Como resultado, la región se quedó con un “sector invernadero” de industrias ineficientes e incapaces de competir globalmente, en lugar de forjar un tejido empresarial dinámico y diversificado. A la luz lección de esta experiencia, es clara, una política industrial exitosa no se centra en lo que se produce, sino en cómo se produce, y solo puede funcionar si se enfoca en fortalecer las capacidades subyacentes que permiten la innovación y la experimentación.

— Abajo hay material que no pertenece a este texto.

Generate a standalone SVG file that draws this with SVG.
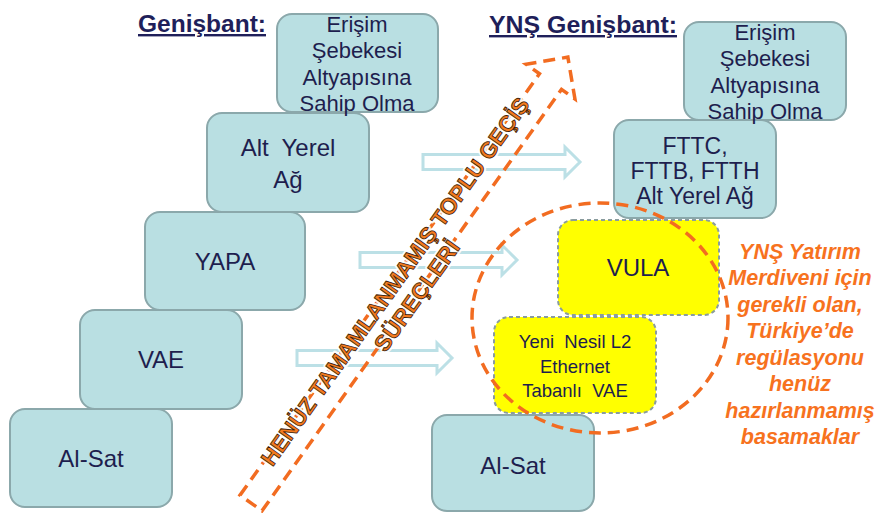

Revertir este legado requiere un cambio de paradigma que convierta a la política industrial en una política de aprendizaje nacional. Esto implica abordar las deficiencias en las capacidades humanas, gerenciales y organizacionales que impiden a las empresas de América Latina y el Caribe, a fin de aprovechar las tecnologías existentes.
Para ello, es indispensable fortalecer el sistema educativo en todos sus niveles, desde la alfabetización básica hasta la formación de ingenieros y científicos de primer nivel. También es crucial fomentar un ecosistema de emprendimiento que vaya más allá de la auto-ocupación de baja productividad y que se atreva a asumir riesgos, aprovechando las oportunidades de las tecnologías avanzadas y el capital de riesgo internacional.

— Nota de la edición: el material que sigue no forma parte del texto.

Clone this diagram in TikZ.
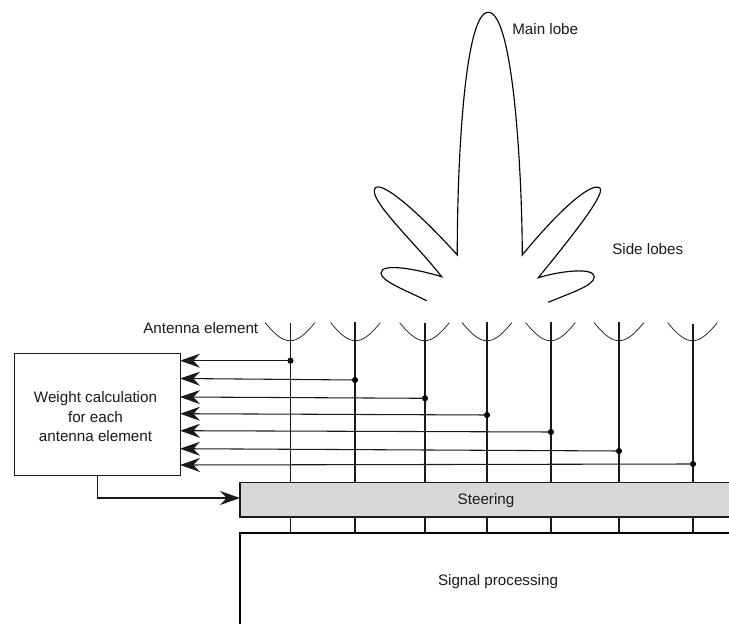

Finalmente, el Estado debe desempeñar un papel más activo, no a través de un control centralizado, sino como un facilitador y coordinador que fomente los vínculos entre universidades, empresas y el sector financiero, garantizando un entorno competitivo y una previsibilidad que minimice los riesgos de la inversión en innovación.
La historia no está escrita, y el destino de la región no está sellado. Países como Finlandia, Corea y España han demostrado que es posible escapar de la trampa del subdesarrollo y converger con las economías de vanguardia a través de una estrategia de aprendizaje deliberada y sostenida.
Si América Latina logra superar sus debilidades estructurales y adoptar una visión de futuro basada en el conocimiento y la innovación, aún puede reclamar el siglo de crecimiento que ha perdido. No hay tiempo que perder.
*La presente columna es a título personal, con fines académicos, no expresa los planteamientos de mi centro de trabajo.